— BEGIN Material provided —
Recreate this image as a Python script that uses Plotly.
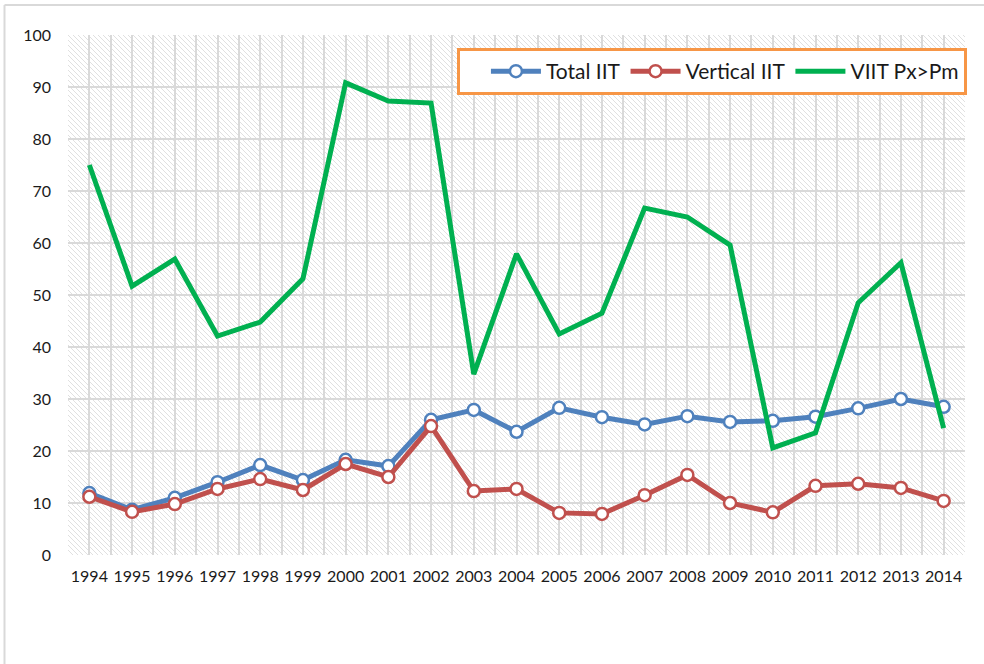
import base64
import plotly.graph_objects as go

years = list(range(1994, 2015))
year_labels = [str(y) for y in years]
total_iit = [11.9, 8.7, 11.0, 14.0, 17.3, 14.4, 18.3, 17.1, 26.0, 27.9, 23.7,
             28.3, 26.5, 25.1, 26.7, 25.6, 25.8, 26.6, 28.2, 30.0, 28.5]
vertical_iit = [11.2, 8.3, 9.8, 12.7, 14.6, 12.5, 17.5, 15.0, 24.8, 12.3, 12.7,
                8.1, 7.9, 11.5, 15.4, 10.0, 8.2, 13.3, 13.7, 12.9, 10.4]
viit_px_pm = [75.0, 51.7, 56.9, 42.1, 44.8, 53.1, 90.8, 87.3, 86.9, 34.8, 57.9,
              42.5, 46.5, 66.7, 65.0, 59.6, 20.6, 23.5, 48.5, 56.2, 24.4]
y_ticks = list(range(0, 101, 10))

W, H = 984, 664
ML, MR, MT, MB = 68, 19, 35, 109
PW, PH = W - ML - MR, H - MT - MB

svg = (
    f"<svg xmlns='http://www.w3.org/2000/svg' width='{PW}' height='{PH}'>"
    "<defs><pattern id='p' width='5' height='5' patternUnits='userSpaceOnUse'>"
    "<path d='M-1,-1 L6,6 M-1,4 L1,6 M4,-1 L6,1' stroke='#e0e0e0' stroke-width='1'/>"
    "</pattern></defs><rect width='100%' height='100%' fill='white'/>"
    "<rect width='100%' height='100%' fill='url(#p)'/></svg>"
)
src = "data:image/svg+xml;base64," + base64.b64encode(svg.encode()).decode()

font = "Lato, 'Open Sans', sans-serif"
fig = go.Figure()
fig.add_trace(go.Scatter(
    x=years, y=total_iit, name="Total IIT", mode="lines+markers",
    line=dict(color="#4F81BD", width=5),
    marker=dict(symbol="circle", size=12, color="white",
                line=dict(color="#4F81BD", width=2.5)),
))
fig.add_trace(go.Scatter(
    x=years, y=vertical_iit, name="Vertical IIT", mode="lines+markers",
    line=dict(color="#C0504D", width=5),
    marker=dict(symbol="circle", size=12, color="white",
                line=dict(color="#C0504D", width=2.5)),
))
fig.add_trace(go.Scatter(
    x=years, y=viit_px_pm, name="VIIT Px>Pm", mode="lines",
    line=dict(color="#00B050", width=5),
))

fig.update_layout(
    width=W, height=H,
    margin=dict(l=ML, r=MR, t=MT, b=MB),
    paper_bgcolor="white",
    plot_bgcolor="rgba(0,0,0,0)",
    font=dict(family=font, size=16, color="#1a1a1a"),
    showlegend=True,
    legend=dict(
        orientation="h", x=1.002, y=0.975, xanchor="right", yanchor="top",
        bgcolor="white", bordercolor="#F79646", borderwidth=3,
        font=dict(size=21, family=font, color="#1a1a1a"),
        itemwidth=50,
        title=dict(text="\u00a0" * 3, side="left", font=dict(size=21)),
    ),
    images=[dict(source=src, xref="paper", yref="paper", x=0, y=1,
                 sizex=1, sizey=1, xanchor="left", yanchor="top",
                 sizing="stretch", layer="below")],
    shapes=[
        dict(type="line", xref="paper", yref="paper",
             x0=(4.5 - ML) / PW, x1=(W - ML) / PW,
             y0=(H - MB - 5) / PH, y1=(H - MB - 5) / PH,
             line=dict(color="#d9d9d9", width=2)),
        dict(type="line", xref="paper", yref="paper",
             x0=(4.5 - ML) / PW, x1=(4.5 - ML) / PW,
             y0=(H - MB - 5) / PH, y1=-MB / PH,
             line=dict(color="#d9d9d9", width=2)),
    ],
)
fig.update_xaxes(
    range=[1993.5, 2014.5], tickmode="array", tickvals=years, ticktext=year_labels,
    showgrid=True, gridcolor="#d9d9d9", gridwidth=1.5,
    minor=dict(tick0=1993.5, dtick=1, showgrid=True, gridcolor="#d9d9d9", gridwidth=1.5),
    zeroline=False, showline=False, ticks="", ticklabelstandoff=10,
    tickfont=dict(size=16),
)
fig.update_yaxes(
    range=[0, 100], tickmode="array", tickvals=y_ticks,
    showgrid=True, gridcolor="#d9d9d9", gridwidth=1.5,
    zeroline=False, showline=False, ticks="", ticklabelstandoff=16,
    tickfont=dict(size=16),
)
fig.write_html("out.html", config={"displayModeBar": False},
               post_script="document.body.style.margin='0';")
— END Material provided —
● **Task instructions**
Repeat the listing above up to and including the line with "import plotly.graph_objects as go", starting from its first line. Drop any pictures.

● **Answer to this problem**
Recreate this image as a Python script that uses Plotly.
import base64
import plotly.graph_objects as go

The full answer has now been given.